Each line that holds the word "drawn" should be returned.

**** Records for this exercise

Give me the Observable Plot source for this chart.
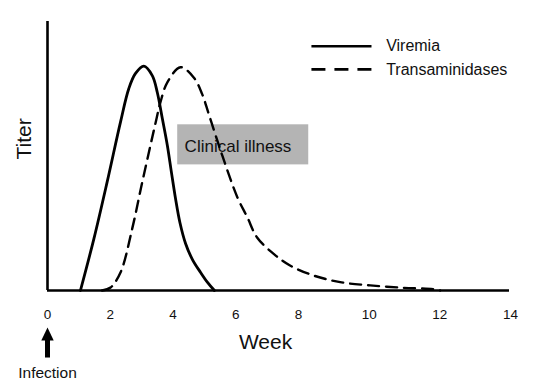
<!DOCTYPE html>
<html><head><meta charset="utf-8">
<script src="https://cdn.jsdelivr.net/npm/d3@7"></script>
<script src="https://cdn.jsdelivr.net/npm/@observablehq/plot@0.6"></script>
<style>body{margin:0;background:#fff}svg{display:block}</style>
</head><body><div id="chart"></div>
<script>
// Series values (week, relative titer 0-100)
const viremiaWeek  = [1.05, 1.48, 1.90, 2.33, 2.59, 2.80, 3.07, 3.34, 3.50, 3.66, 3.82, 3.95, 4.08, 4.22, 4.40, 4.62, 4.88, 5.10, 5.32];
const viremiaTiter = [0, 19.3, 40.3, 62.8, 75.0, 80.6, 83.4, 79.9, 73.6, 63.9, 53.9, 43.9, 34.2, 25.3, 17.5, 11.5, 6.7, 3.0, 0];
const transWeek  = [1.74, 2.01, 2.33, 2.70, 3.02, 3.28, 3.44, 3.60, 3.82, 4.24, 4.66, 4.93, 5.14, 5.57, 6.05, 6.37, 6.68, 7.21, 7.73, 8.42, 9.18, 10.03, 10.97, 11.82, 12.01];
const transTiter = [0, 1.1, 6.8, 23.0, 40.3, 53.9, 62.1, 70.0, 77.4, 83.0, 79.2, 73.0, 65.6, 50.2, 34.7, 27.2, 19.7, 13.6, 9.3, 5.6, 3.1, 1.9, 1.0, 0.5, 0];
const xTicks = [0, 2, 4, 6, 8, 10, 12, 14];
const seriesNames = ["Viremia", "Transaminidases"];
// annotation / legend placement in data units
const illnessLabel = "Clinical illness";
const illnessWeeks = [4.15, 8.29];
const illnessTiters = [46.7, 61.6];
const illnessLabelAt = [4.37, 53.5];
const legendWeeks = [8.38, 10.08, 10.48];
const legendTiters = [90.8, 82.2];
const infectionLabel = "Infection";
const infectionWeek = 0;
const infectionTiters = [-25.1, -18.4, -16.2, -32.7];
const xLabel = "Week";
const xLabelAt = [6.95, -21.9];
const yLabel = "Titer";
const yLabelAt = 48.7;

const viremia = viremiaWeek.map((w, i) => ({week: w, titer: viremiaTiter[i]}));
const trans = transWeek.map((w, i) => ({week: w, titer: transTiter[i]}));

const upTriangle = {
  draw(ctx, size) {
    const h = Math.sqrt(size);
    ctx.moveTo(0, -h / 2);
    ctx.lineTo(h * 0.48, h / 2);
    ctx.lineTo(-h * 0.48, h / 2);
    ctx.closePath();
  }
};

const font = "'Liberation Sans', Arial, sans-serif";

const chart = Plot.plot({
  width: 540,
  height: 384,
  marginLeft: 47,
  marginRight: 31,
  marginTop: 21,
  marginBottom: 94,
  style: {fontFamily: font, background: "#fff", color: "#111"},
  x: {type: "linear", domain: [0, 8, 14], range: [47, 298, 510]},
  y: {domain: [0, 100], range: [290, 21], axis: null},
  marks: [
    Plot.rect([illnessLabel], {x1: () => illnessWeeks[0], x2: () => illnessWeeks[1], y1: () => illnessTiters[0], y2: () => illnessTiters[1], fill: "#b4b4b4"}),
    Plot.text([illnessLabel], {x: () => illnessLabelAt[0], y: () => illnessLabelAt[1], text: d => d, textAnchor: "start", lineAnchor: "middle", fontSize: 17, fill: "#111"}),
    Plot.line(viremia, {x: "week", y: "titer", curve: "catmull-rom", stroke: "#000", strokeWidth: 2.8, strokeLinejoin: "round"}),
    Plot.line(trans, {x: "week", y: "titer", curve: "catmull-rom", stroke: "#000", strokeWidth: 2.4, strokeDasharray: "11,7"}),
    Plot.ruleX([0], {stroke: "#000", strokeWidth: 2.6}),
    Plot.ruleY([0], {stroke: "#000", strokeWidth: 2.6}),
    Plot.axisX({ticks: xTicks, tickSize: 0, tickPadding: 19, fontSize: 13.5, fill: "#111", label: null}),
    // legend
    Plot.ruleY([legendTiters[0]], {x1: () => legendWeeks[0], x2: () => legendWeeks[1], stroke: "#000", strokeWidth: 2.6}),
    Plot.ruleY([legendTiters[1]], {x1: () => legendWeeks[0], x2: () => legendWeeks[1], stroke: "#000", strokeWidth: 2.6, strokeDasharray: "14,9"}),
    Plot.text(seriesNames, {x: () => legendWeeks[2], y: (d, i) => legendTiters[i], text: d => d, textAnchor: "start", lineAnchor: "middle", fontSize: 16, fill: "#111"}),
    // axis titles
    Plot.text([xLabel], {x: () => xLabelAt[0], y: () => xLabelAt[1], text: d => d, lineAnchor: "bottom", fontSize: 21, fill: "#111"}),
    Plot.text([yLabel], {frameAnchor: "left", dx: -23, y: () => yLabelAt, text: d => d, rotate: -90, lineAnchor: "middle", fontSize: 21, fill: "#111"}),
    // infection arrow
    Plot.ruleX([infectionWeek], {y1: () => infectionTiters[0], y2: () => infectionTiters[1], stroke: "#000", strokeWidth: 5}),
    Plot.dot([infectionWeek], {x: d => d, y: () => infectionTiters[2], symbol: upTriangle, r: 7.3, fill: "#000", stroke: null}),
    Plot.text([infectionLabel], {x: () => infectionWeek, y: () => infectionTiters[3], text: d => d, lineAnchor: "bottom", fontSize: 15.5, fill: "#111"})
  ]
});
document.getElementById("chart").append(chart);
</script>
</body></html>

********
**** Records for this exercise

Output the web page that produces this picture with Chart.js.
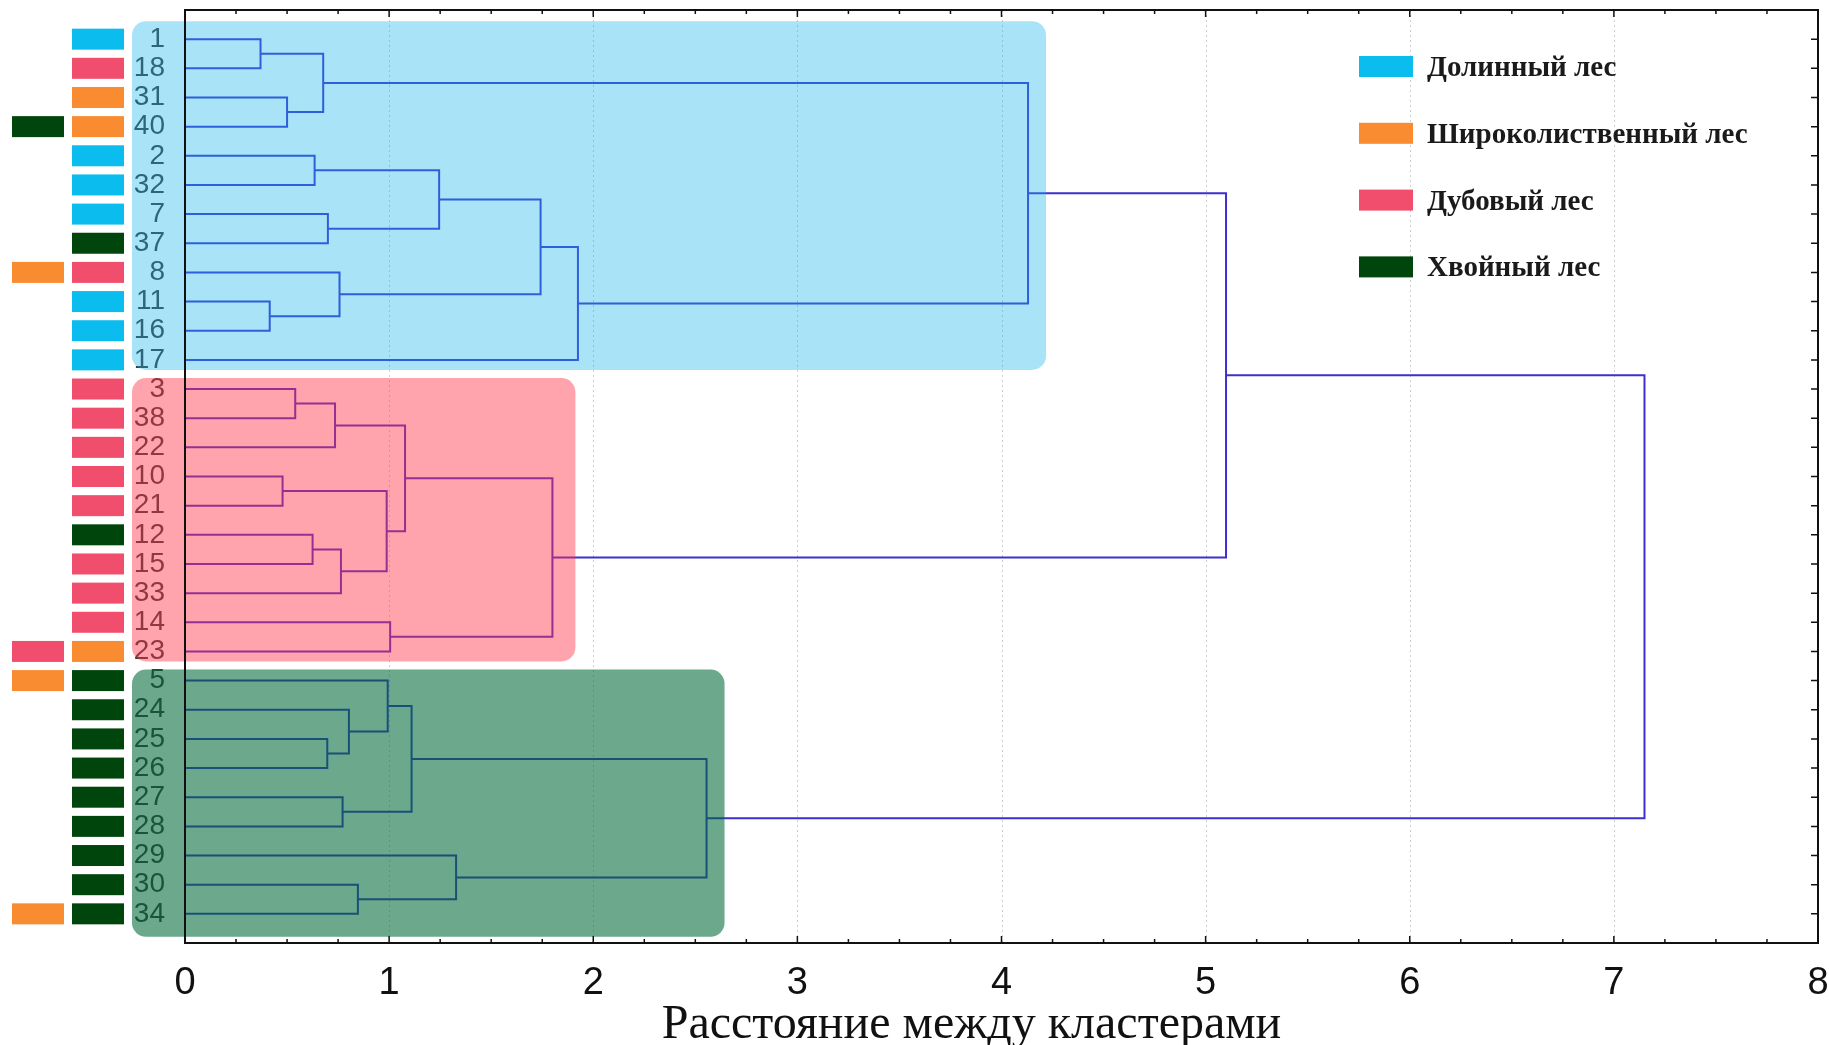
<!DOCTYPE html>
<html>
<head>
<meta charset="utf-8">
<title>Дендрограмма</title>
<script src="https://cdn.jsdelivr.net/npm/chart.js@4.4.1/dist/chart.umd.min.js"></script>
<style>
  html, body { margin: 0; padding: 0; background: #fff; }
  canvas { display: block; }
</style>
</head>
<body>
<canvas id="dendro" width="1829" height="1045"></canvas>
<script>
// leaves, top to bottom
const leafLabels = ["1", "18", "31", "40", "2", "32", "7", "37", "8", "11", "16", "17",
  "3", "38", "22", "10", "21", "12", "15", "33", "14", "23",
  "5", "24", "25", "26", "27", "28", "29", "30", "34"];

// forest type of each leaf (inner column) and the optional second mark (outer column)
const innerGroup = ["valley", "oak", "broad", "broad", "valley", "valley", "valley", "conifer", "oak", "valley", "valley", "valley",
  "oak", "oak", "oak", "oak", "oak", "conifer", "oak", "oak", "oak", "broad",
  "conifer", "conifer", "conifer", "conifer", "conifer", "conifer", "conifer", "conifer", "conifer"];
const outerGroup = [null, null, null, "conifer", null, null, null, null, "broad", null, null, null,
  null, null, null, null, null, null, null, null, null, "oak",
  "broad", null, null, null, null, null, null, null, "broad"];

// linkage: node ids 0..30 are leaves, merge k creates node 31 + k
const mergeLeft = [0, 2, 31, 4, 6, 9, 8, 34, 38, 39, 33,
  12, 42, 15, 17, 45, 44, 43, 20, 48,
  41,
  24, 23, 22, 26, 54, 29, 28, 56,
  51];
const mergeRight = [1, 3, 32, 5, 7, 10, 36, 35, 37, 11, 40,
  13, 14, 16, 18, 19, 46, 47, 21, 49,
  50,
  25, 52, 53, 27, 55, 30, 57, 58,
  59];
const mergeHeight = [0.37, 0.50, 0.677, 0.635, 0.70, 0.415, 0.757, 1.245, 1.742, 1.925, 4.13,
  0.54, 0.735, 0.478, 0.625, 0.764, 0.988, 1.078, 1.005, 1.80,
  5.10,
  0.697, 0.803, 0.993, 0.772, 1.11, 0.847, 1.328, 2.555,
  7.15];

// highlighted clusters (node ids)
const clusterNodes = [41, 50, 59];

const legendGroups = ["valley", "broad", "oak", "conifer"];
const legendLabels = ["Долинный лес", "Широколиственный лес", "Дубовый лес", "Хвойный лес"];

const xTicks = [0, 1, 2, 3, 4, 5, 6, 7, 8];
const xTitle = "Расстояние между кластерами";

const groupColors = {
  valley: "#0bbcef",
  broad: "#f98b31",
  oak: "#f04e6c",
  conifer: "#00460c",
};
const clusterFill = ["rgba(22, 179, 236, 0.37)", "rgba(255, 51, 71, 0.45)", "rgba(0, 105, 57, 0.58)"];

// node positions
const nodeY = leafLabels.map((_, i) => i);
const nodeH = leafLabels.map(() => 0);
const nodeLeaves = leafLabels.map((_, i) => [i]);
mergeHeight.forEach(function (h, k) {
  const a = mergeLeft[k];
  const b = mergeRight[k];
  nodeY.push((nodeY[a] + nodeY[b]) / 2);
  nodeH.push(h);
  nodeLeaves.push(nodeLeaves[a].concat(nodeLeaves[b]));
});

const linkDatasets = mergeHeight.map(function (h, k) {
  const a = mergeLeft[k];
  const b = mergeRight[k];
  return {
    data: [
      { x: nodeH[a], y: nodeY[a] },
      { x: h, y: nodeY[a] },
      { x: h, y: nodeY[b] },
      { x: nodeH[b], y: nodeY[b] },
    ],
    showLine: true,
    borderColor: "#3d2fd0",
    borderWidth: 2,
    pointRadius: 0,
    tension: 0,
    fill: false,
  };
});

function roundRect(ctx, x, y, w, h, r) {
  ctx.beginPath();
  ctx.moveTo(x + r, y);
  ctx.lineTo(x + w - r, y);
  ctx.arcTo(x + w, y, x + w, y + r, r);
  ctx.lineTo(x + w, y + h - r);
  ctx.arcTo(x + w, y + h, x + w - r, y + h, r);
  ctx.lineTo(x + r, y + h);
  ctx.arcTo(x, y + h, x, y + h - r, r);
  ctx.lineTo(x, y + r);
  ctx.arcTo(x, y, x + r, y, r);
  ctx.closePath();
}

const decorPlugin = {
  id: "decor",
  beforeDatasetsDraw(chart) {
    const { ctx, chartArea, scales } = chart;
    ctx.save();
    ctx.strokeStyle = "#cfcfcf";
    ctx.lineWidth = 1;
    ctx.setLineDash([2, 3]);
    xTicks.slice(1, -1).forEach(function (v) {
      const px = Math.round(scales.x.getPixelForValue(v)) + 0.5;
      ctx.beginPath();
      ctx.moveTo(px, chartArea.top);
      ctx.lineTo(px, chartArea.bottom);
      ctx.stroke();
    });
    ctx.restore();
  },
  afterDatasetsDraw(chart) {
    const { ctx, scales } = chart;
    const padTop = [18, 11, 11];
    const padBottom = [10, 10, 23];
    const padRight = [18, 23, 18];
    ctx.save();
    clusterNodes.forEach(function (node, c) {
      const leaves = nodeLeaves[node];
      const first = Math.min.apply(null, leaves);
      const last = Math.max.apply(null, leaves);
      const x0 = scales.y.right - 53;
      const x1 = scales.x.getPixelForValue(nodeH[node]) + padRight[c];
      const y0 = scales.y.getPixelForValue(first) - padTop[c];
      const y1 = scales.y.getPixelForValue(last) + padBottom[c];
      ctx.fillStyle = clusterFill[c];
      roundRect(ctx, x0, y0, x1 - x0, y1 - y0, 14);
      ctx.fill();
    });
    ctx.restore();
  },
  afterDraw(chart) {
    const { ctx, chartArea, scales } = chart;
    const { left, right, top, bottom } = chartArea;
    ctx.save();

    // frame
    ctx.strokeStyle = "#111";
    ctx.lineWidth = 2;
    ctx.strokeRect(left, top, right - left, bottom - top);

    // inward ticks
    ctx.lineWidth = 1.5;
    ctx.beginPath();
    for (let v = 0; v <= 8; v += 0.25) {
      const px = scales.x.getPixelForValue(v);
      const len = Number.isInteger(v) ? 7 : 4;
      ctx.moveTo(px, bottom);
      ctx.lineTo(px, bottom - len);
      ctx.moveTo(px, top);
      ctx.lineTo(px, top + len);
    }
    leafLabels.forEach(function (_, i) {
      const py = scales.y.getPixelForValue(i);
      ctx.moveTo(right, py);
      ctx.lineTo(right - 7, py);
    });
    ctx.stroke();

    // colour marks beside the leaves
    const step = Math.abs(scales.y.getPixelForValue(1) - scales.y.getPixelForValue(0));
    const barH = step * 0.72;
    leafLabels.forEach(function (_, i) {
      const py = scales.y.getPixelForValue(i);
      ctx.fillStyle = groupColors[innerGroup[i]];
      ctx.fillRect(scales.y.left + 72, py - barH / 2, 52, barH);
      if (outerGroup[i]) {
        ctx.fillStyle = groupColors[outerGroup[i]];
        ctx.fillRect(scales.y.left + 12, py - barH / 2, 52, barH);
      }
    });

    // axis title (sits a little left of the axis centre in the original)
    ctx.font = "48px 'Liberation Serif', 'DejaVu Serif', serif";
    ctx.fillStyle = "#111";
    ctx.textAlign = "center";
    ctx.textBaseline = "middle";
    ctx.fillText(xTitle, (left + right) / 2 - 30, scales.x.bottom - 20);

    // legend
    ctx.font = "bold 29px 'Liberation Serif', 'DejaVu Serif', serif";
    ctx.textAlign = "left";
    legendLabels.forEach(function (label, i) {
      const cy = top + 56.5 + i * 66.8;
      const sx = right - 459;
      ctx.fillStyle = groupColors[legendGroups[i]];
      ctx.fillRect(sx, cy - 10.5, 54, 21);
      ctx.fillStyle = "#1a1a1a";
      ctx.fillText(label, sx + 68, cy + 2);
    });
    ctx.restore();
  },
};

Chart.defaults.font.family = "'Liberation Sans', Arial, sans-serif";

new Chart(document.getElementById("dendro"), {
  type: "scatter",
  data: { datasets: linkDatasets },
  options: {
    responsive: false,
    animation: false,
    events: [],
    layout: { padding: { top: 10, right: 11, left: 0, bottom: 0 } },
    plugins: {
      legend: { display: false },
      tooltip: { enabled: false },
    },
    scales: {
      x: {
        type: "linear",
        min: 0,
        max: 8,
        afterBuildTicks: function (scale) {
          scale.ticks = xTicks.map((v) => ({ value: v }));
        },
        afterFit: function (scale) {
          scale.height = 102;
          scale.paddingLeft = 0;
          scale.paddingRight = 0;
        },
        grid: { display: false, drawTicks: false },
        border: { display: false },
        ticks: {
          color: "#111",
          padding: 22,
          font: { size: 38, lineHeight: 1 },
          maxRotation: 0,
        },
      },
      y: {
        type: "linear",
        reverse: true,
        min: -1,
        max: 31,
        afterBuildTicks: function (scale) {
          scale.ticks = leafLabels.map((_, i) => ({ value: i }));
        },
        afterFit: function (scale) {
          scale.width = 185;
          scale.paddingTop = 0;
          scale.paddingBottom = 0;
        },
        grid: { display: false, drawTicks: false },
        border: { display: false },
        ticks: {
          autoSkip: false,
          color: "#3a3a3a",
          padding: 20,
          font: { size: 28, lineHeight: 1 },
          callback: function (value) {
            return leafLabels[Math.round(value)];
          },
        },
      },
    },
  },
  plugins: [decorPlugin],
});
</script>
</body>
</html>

********
**** Records for this exercise

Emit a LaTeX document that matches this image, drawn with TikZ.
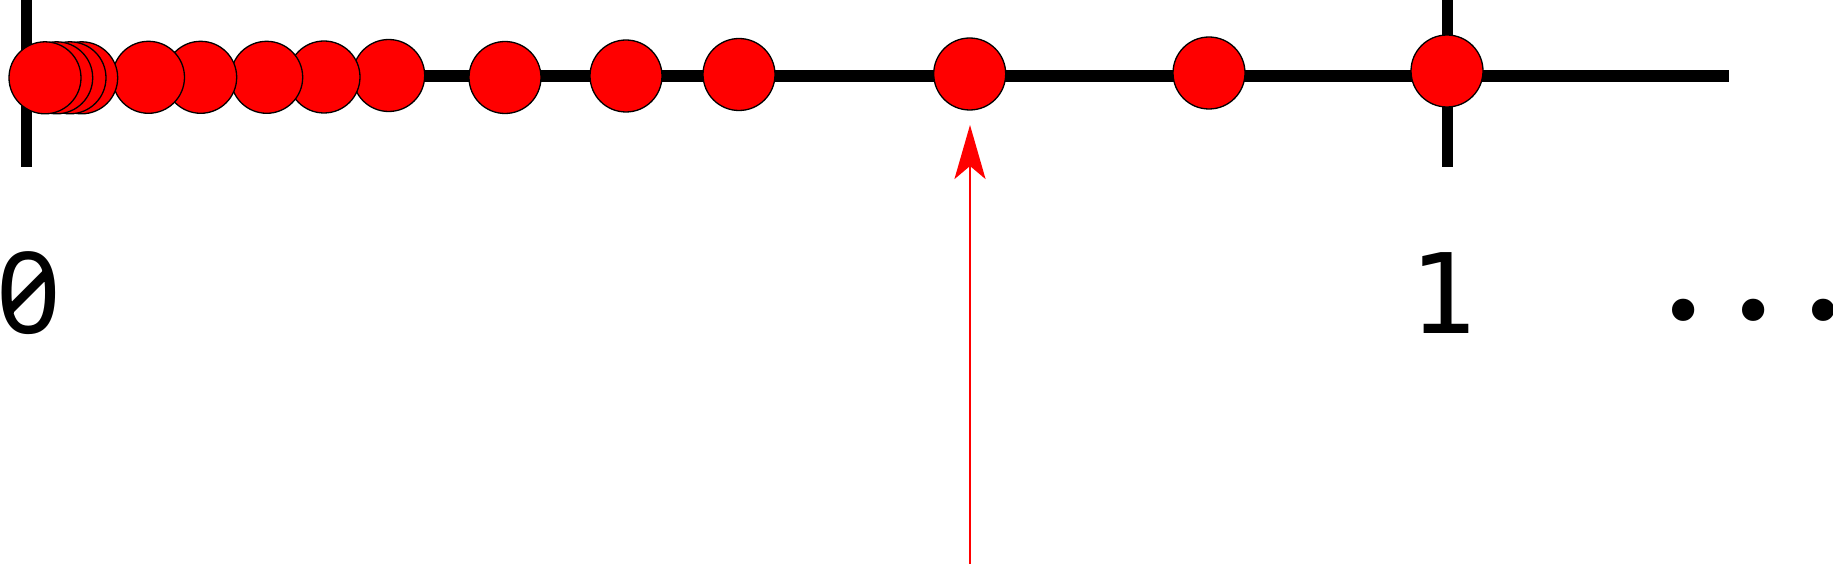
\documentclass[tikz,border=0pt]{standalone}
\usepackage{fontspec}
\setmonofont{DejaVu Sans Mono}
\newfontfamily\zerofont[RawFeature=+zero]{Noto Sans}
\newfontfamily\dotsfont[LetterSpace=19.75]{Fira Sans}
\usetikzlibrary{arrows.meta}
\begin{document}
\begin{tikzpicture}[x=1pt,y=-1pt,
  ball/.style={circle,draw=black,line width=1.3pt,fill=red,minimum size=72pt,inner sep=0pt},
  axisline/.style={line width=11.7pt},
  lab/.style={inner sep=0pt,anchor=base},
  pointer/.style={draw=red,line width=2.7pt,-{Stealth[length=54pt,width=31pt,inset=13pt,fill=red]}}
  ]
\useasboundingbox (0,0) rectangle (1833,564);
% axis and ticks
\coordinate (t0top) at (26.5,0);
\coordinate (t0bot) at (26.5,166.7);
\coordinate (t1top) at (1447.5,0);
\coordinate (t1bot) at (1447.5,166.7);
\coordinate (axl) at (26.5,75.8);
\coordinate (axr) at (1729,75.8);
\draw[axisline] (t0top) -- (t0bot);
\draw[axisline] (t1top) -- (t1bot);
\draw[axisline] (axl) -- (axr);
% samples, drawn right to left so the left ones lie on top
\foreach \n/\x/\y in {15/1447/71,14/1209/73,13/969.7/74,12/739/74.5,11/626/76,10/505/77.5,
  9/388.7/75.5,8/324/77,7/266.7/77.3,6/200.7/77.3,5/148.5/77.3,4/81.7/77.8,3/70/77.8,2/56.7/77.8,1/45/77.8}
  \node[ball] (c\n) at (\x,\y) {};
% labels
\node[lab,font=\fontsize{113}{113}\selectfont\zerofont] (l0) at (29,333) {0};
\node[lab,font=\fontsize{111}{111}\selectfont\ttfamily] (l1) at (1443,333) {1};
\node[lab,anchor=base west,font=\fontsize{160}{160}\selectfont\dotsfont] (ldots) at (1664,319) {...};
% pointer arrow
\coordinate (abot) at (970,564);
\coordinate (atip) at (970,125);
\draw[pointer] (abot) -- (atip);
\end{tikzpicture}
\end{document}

********

- [Exercise response]
Emit a LaTeX document that matches this image, drawn with TikZ.
% samples, drawn right to left so the left ones lie on top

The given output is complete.